# catching pest snails..



## Friendlyfishies (Aug 16, 2012)

how do I catch pest snails in my tetra tank? They are eating my queen anubias! I paid $30 for her, shes so big and beautiful...now shes all covered in snails and holes  I hope I can save her.


----------



## LittleBettaFish (Oct 2, 2010)

You could put in an assassin snail (I don't know how fast they actually work), remove as many snails as you can manually, or google 'aquarium snail trap' and have a go at making one of your own.


----------



## Kytkattin (May 15, 2011)

Do you have any algae wafers on hand? Or perhaps another sort of greenery like cucumber or lettuce.

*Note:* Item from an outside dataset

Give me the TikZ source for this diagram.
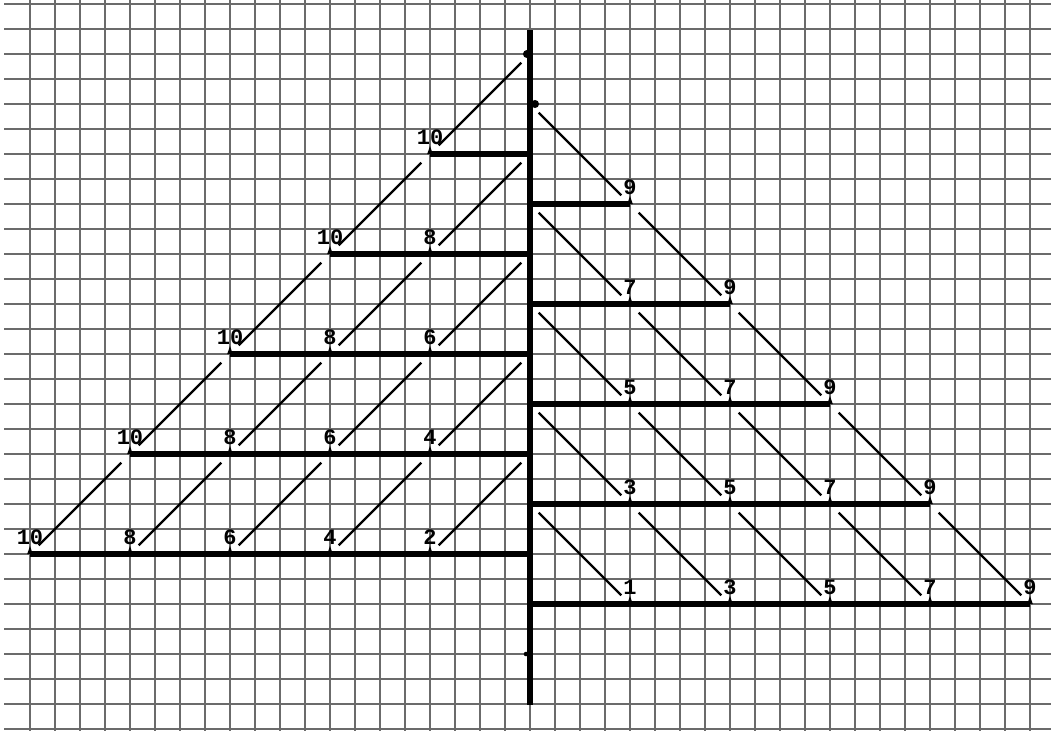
\documentclass[tikz,border=0pt]{standalone}
\usepackage{fontspec}
\newfontfamily\labfont{Liberation Mono}
\begin{document}
\begin{tikzpicture}[x=0.02cm,y=-0.02cm,
  gridline/.style={black!58,line width=0.7pt},
  bar/.style={line width=3pt},
  axisline/.style={line width=3.3pt},
  diag/.style={line width=1.3pt,shorten <=7pt,shorten >=7pt},
  lab/.style={font=\labfont\bfseries\fontsize{12.5}{12.5}\selectfont,inner sep=0pt,anchor=south}]
\useasboundingbox (0,0) rectangle (1051,731);
\fill[white] (0,0) rectangle (1051,731);
% graph paper
\foreach \k in {1,...,41} \draw[gridline] ({5+25*\k},0) -- ({5+25*\k},731);
\foreach \k in {0,...,29} \draw[gridline] (4,{4+25*\k}) -- (1051,{4+25*\k});
% axis
\coordinate (axtop) at (530,30);
\coordinate (axbot) at (530,705);
\draw[axisline] (axtop) -- (axbot);
\coordinate (LA5) at (530,54);
\coordinate (RA5) at (530,104);
\fill (527,54) circle (2.3pt);
\fill (535,104) circle (2.3pt);
\fill (526,654) circle (1.3pt);
% left bars (even)
\foreach \j in {0,...,4} {
  \coordinate (LA\j) at (530,{554-100*\j});
  \coordinate (LS\j) at ({30+100*\j},{554-100*\j});
  \draw[bar] (LS\j) -- (LA\j);
  \foreach \i in {\j,...,4} {
    \pgfmathtruncatemacro\v{10-2*(\i-\j)}
    \coordinate (L\j-\i) at ({30+100*\i},{554-100*\j});
    \fill (L\j-\i) ++(-2.8,0) -- ++(5.6,0) -- ++(-2.8,-8) -- cycle;
    \node[lab] (Ln\j-\i) at ({30+100*\i},{545-100*\j}) {\v};
  }
}
% right bars (odd)
\foreach \j in {0,...,4} {
  \coordinate (RA\j) at (530,{604-100*\j});
  \coordinate (RE\j) at ({1030-100*\j},{604-100*\j});
  \draw[bar] (RA\j) -- (RE\j);
  \pgfmathtruncatemacro\last{4-\j}
  \foreach \i in {0,...,\last} {
    \pgfmathtruncatemacro\v{1+2*\j+2*\i}
    \coordinate (R\j-\i) at ({630+100*\i},{604-100*\j});
    \fill (R\j-\i) ++(-2.8,0) -- ++(5.6,0) -- ++(-2.8,-8) -- cycle;
    \node[lab] (Rn\j-\i) at ({630+100*\i},{595-100*\j}) {\v};
  }
}
% left diagonals
\foreach \j in {0,...,4} {
  \pgfmathtruncatemacro\up{\j+1}
  \foreach \i in {\j,...,4} {
    \pgfmathtruncatemacro\nx{\i+1}
    \ifnum\i=4
      \draw[diag] (L\j-\i) -- (LA\up);
    \else
      \draw[diag] (L\j-\i) -- (L\up-\nx);
    \fi
  }
}
% right diagonals
\foreach \j in {0,...,4} {
  \pgfmathtruncatemacro\up{\j+1}
  \draw[diag] (RA\up) -- (R\j-0);
}
\foreach \j in {0,...,3} {
  \pgfmathtruncatemacro\up{\j+1}
  \pgfmathtruncatemacro\last{3-\j}
  \foreach \i in {0,...,\last} {
    \pgfmathtruncatemacro\nx{\i+1}
    \draw[diag] (R\up-\i) -- (R\j-\nx);
  }
}
\end{tikzpicture}
\end{document}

Then when they are going to eat that you can just pluck them out.


----------



## MonteCarlo (Dec 4, 2012)

in case you have access to a good store, i was told the YoYo loach eats them way faster than assassin snails.


----------



## ChoclateBetta (Jul 22, 2012)

Assassin snails and lettuce trap.


----------



## Friendlyfishies (Aug 16, 2012)

Hmm, only complication with snail eating fish would be my nerites..would loaches eat my nerite snails? with the assassins attack them? I have 6 in the tank...I love my nerites, but im def not a fan of these little misc plant eating snails ...I might try the lettuce first to be safe...if anyone knows about the assassins and loaches with nerites, please share! Thanks everyone for the ideas...wonderful info


----------



## Friendlyfishies (Aug 16, 2012)

oh and ...if I use the lettuce...do I leave it in there for a couple hours? Over night? When will yuck up my water? and how often might I need to do this?


----------



## PaulO (Aug 13, 2012)

Why are you worried about your nerites? you can always re-stock your tank when the assassin dies or you can try to catch a few and re-release them. Snails come out at night so that would be the opportune time. Also if you do the cucumber and lettuce you'll also attract the nerites so you can pick 'em off the vegetables like they're raspberry's .


----------



## Friendlyfishies (Aug 16, 2012)

I cant get nerites up here in Maine from local stores, id have to order and requarentine and they wouldnt be able to ship in the winter, so itd be a long wait for them...just a pain, id rather keep my nerites safe and healthy while ridding these little misc snails...I think I found what they are...bladder snails...are these common? are they an issue for plants? Or is something else going on with my plants unrelated to the bladder snails?


----------



## ChoclateBetta (Jul 22, 2012)

Then no to Assassins. With lettuce place the leaf in when you go to bed and in the morning the snails should have covered it. I would not Suggest getting Assassins. Paul you dont just get an animal let it kill your good snails and then let them die. You could set up a small tank and store the nerites there. When your out of Snail food Assassins eat flakes too.


----------



## ChoclateBetta (Jul 22, 2012)

Physella Acuita is very common. If I remeber right if you give them extra food they wont eat your plants. They are scavangers. I have some in my tanks. They come from pet store plants.


----------